Evaluation of Machine Learning Approaches to Estimate Aerosol Mixing State Metrics in Atmospheric Models...

by Zhonghua Zheng, Nicole Riemer, Matthew West, Valentine G Anantharaj
Publication Type
ORNL Report
Publication Date

Aerosol mixing state describes how aerosol compositions are distributed among atmospheric aerosol particles in a population. Oversimplified assumptions of aerosol mixing state in atmospheric modeling can introduce errors in estimations of weather and climate-relevant aerosol microphysical properties. A more comprehensive representation of the aerosol mixing state can be achieved in principle with a Particle-resolved Monte Carlo (PartMC) model but at added computational cost that may be prohibitive for direct invocation in operational numerical weather prediction or multi-year climate simulations.

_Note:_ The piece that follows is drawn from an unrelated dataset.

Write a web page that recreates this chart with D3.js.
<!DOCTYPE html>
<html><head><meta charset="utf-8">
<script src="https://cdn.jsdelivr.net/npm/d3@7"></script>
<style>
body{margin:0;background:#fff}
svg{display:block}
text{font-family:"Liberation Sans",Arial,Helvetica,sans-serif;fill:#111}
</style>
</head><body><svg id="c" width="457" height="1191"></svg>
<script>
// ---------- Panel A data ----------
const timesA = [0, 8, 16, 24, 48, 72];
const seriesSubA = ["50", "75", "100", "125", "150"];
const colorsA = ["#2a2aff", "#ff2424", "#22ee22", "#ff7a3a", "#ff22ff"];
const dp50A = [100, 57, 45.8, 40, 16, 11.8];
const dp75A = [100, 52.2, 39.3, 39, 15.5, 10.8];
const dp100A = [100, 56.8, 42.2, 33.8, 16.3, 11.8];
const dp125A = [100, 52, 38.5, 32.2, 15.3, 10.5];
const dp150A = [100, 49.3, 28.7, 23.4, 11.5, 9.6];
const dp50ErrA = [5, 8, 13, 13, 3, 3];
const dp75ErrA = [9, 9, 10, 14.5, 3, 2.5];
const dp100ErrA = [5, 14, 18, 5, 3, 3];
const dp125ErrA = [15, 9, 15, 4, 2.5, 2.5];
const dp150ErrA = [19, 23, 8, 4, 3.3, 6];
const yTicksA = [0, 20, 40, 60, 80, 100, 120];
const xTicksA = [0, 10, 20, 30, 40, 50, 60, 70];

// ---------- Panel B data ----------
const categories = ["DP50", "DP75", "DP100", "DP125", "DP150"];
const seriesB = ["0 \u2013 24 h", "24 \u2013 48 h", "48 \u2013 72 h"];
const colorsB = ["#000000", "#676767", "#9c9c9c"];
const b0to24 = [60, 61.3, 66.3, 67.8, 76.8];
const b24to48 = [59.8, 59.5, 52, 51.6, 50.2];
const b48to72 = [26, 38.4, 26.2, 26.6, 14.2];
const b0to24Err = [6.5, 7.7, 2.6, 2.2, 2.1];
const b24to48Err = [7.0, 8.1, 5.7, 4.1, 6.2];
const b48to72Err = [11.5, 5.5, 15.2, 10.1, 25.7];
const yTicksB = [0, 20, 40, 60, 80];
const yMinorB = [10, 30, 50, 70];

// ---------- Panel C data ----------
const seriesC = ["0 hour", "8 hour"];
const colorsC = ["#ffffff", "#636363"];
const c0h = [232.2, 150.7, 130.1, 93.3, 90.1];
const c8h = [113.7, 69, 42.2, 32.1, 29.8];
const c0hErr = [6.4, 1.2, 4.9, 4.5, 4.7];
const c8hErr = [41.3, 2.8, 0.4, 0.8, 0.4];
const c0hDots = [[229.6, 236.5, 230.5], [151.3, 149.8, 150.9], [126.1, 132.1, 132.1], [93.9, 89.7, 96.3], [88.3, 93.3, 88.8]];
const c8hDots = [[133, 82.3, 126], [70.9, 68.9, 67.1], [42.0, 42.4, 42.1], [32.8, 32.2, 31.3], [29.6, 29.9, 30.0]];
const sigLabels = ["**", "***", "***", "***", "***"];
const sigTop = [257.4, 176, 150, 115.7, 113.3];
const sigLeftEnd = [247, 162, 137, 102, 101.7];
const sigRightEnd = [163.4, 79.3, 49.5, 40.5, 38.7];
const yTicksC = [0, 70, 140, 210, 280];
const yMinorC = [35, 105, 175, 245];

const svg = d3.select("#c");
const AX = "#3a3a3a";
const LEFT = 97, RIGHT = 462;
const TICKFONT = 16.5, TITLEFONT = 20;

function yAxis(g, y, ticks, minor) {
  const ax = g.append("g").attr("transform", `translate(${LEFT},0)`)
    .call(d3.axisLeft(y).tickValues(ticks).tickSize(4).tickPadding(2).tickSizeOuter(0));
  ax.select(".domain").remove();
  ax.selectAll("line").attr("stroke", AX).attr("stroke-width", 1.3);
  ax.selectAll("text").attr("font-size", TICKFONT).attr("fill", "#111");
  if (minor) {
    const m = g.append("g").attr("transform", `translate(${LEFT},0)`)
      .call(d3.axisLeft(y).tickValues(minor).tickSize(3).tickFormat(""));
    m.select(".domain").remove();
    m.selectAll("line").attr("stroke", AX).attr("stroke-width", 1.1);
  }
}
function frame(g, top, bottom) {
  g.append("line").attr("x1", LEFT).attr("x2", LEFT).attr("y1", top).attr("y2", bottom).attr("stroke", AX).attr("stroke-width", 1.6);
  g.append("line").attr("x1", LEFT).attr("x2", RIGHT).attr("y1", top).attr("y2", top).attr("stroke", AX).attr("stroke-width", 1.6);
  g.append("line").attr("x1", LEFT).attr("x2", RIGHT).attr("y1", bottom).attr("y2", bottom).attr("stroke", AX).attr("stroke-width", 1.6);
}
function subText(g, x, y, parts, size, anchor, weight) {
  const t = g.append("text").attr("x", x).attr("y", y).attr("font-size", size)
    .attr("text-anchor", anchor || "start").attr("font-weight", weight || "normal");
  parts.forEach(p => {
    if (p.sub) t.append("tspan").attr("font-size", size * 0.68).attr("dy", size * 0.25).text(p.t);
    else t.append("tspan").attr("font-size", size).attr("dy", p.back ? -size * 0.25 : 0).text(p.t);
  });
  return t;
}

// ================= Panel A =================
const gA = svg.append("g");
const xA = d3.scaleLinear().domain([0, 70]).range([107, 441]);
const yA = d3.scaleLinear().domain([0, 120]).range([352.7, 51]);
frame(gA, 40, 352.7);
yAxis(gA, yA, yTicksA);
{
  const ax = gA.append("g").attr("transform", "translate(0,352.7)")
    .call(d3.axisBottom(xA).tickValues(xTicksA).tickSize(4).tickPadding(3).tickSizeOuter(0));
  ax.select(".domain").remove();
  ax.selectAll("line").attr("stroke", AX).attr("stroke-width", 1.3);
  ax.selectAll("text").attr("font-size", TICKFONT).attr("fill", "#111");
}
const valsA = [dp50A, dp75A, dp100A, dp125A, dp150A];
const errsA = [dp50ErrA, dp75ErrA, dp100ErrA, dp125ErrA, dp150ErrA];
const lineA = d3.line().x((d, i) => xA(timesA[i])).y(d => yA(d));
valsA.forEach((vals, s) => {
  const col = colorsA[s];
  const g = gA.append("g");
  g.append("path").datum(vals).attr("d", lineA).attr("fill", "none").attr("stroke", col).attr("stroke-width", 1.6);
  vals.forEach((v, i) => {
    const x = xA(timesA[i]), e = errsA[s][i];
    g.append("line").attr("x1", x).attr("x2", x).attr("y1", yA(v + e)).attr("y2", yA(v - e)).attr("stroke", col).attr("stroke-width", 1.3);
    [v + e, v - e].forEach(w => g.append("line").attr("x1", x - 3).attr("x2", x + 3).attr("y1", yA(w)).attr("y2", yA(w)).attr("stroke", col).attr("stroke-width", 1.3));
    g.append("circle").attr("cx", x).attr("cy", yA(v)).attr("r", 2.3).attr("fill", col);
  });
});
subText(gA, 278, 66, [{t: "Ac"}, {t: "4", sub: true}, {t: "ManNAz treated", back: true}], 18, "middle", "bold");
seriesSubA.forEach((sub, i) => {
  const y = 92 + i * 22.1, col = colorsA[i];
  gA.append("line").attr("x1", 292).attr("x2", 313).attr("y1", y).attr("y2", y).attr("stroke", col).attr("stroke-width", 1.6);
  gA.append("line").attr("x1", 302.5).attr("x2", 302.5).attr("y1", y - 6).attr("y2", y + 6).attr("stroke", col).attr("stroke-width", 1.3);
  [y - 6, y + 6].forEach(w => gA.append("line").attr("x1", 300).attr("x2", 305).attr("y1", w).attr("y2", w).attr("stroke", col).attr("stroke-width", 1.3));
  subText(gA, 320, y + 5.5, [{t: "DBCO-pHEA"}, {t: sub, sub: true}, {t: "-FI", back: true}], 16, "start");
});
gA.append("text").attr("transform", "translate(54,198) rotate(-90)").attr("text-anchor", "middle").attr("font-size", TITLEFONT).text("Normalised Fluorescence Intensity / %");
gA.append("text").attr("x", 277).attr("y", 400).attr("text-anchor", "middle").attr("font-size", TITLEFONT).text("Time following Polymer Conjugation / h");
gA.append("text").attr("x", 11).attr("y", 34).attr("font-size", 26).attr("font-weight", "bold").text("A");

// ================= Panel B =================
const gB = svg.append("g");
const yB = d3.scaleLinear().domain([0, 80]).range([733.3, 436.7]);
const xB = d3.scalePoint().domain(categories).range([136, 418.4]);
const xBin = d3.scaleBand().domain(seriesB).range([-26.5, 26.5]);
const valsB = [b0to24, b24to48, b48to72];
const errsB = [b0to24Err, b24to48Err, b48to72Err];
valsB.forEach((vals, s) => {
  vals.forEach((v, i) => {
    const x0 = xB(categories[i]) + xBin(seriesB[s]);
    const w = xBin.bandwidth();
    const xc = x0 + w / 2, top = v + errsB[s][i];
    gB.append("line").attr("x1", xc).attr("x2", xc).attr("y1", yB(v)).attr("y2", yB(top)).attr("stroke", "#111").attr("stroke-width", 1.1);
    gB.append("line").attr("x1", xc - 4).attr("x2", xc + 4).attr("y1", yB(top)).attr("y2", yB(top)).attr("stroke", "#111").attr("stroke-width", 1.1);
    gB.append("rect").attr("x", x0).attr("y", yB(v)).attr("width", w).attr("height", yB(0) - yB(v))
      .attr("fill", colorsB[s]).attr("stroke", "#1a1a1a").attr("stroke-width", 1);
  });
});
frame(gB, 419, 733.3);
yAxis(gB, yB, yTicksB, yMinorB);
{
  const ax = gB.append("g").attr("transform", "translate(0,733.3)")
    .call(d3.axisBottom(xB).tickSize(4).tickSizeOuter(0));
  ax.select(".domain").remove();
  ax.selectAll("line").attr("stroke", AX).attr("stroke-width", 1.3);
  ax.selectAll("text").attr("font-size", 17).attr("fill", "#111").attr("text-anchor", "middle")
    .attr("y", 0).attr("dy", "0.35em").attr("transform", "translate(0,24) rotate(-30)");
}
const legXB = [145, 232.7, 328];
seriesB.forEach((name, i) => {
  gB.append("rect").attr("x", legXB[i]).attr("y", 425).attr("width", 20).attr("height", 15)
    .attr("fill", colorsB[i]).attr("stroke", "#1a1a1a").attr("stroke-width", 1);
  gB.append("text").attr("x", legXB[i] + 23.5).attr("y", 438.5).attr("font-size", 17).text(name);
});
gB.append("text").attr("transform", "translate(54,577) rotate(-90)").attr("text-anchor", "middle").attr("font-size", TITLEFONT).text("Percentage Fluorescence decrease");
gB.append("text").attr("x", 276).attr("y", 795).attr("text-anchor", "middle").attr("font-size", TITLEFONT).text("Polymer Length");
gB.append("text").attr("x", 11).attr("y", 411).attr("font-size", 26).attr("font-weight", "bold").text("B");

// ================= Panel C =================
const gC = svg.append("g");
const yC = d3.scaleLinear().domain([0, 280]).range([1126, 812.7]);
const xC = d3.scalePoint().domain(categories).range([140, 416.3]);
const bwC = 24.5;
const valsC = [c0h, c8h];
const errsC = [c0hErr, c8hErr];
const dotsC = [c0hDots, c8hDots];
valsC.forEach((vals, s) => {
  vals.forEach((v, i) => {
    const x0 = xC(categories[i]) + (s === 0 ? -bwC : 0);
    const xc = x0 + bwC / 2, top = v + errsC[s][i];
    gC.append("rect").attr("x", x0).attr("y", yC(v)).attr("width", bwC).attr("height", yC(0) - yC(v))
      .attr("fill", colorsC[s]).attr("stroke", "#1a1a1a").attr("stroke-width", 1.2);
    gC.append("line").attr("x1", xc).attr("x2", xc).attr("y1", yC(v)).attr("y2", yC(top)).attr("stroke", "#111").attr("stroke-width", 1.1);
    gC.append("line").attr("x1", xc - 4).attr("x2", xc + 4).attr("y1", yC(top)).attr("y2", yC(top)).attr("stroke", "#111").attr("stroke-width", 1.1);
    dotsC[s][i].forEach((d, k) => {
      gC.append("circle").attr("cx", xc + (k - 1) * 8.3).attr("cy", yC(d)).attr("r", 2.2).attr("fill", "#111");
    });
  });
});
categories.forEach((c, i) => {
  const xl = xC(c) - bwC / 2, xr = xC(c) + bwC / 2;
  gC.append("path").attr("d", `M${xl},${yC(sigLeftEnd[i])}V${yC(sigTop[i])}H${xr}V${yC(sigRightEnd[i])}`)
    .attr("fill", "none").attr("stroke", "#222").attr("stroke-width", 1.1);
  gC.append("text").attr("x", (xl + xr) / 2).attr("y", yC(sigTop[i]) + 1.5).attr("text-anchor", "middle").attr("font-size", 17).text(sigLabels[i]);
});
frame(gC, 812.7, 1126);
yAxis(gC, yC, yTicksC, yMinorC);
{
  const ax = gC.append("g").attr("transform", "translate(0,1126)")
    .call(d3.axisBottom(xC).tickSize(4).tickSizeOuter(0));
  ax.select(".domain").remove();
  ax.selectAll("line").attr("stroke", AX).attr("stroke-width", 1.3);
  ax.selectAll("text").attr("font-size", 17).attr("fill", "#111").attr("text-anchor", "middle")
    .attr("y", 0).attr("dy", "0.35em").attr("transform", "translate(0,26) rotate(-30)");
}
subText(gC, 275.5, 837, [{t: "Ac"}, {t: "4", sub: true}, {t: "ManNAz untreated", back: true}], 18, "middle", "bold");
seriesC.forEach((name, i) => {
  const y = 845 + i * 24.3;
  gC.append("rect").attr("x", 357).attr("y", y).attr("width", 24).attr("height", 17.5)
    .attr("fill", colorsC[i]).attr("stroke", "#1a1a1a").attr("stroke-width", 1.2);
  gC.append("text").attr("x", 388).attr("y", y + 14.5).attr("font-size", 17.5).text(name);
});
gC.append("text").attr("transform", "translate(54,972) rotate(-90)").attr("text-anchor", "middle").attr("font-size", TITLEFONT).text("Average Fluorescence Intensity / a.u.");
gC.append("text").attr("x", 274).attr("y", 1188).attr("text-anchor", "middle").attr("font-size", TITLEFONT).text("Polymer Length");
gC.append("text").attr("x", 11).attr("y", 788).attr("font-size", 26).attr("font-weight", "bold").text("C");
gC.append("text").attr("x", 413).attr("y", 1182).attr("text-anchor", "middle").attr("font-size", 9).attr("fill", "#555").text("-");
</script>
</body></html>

The aim of our research is to explore the machine learning (ML) methodologies for estimating aerosol mixing state metrics, which we define here in three different ways: with respect to (a) hygroscopicity; (b) optical properties; and (c) chemical species abundance. We adopted a data-driven approach, leveraging deep learning and statistical learning techniques, to take advantage of massive PartMC model simulations. First, we performed particle-resolved simulations by PartMC to create a series of scenarios considering a range of global environmental conditions. Each scenario consists of aerosol populations and corresponding mixing state metrics. The gas concentration, aerosol mass concentration, environmental variables and mixing state metrics of each population constitute the datasets for machine learning implementations.

We have adopted and evaluated various configurations of machine learning methodologies in this investigation, embracing deep learning, Extreme Gradient Boosting (XGBoost) algorithm, and the ensemble approaches. After a rigorous model selection process, we identified an appropriate model to derive estimates of aerosol mixing state metrics. We used the computational and data resources of the Oak Ridge Leadership Computing Facility (OLCF) and the ORNL Compute and Data Environment for Science (CADES). The NVIDIA DGX-1 hardware was used for the prototyping of the ML models.

Our approach has allowed us to gain a new understanding of how machine learning methodologies can be applied to improve the representation of aerosol mixing state in atmospheric models and benefit the atmospheric research community. Next, we plan to extend our research and methodology to quantify some of the aerosol-related uncertainties in the E3SM Atmospheric Model (EAM) Version 1.